Once interviews are collected and transcribed, the analytical work begins. The goal is to weave oral evidence together with documentary findings into a coherent historical argument.

Coding and Thematic Analysis

Read transcripts several times, noting recurring themes, key events, and emotional arcs. Use coding—assigning labels to segments of text—to organize material. For example, codes might include “work conditions,” “family life,” “conflict with authorities,” or “community solidarity.” Compare these themes with documentary sources. If interviewees repeatedly mention a particular supervisor or incident, check personnel records, newspaper accounts, or union files for corroboration. This systematic approach prevents cherry‑picking and ensures that oral evidence is treated with the same rigor as written documents.

Using Quotes Effectively

Direct quotations from interviews can bring your narrative to life, but they must be used purposefully. Choose quotes that illustrate a point, convey a unique perspective, or add emotional depth. Provide context for each quote—who is speaking, when, and under what circumstances. Do not rely on a single voice to represent an entire community; acknowledge diversity of experience. Present quotes alongside relevant documentary evidence. For instance, you might follow a factory worker’s description of a dangerous machine with a photograph of the factory floor or a safety inspector’s report.

Case Studies and Examples

Real‑world applications demonstrate how the integration of oral history and documentary research produces richer historical understanding.

The Civil Rights Movement

Historians of the civil rights movement have long combined archival materials—FBI files, NAACP records, newspapers, and court transcripts—with oral histories from activists, community members, and opponents. The Library of Congress Civil Rights History Project includes hundreds of interviews that reveal personal motivations, strategies, and the everyday experiences of people who sustained the movement. For example, while news footage shows dramatic confrontations, oral histories explain how volunteers organized carpools, raised money, and maintained morale. These interviews fill the gaps left by official records and provide a grassroots perspective that challenges simplistic narratives of top‑down leadership.

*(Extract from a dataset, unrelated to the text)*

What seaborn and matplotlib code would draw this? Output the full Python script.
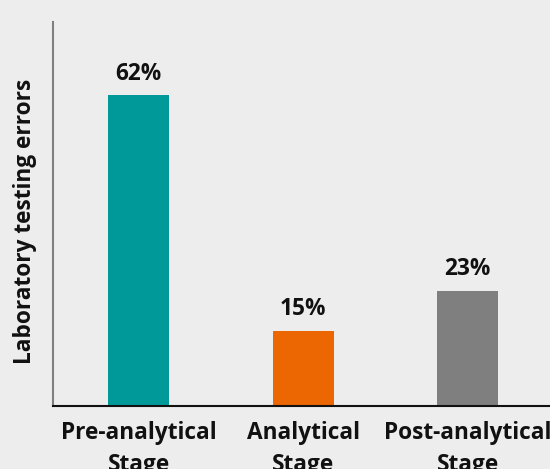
import matplotlib.pyplot as plt
import pandas as pd
import seaborn as sns

stages = ["Pre-analytical\nStage", "Analytical\nStage", "Post-analytical\nStage"]
errors = [62, 15, 23]
colors = ["#009999", "#ec6602", "#7f7f7f"]

sns.set_theme(style="white")
plt.rcParams["font.family"] = ["Open Sans", "DejaVu Sans"]

df = pd.DataFrame({"stage": stages, "errors": errors})

fig = plt.figure(figsize=(5.5, 4.69), dpi=100, facecolor="#ededed")
ax = fig.add_axes([53 / 550, (469 - 406) / 469, 497 / 550, 384 / 469])
ax.set_facecolor("#ededed")

sns.barplot(data=df, x="stage", y="errors", hue="stage", palette=colors,
            width=0.37, legend=False, saturation=1, linewidth=0, ax=ax)

for i, v in enumerate(errors):
    ax.text(i, v + 1.9, f"{v}%", ha="center", va="bottom",
            fontsize=16.3, fontweight="bold", color="#111111")

ax.set_xlim(-0.52, 2.5)
ax.set_ylim(0, 76.6)
ax.set_yticks([])
ax.set_xlabel("")
ax.set_ylabel("Laboratory testing errors", fontsize=16.3, fontweight="bold",
              color="#111111")
ax.yaxis.set_label_coords(-0.032, 0.482)
ax.tick_params(axis="x", length=0, pad=11, labelcolor="#111111")
for lbl in ax.get_xticklabels():
    lbl.set_fontweight("bold")
    lbl.set_fontsize(16.3)
    lbl.set_linespacing(1.45)

for side in ["top", "right"]:
    ax.spines[side].set_visible(False)
ax.spines["left"].set_color("#7f7f7f")
ax.spines["left"].set_linewidth(1.5)
ax.spines["bottom"].set_color("#111111")
ax.spines["bottom"].set_linewidth(1.5)

fig.savefig("out.png", dpi=100, facecolor=fig.get_facecolor())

Industrial and Labor History

Studies of labor unions, factory work, and deindustrialization benefit immensely from oral histories. A researcher investigating a 1930s strike in a steel mill might consult company ledgers, newspaper articles, and court injunctions. But those sources say little about the daily life of strikers: how they fed their families, what songs they sang, how solidarity was maintained. Oral histories capture that texture. The Smithsonian’s oral history collections include interviews with auto workers, miners, and textile mill employees that bring human agency back into economic history.

Digital Tools and Resources

Modern technology makes it easier to manage, analyze, and share oral histories alongside documents. Software such as Oral History Metadata Synchronizer (OHMS) allows researchers to index interviews with time‑stamps and link segments to related written sources. Digital archives like the American Life Histories collection from the Library of Congress provide freely accessible interviews and transcripts. Using these tools, scholars can create interactive publications where readers click from a quote to the source document or to an oral history clip, enhancing transparency and engagement.

Conclusion

Oral history interviews are not merely a supplement to document‑based research—they are a vital method for recovering voices that history has too often overlooked. By combining the rigor of archival work with the richness of personal testimony, historians can construct narratives that are more complete, more human, and more honest about the complexity of the past. The process demands careful methodology, ethical sensitivity, and critical analysis, but the payoff is substantial. For teachers, students, and researchers alike, integrating oral histories with documents transforms history from a dusty collection of facts into a living conversation between generations. Whether you are investigating a community, a movement, or a family, the combination of spoken word and written record will deepen your understanding and make your work resonate.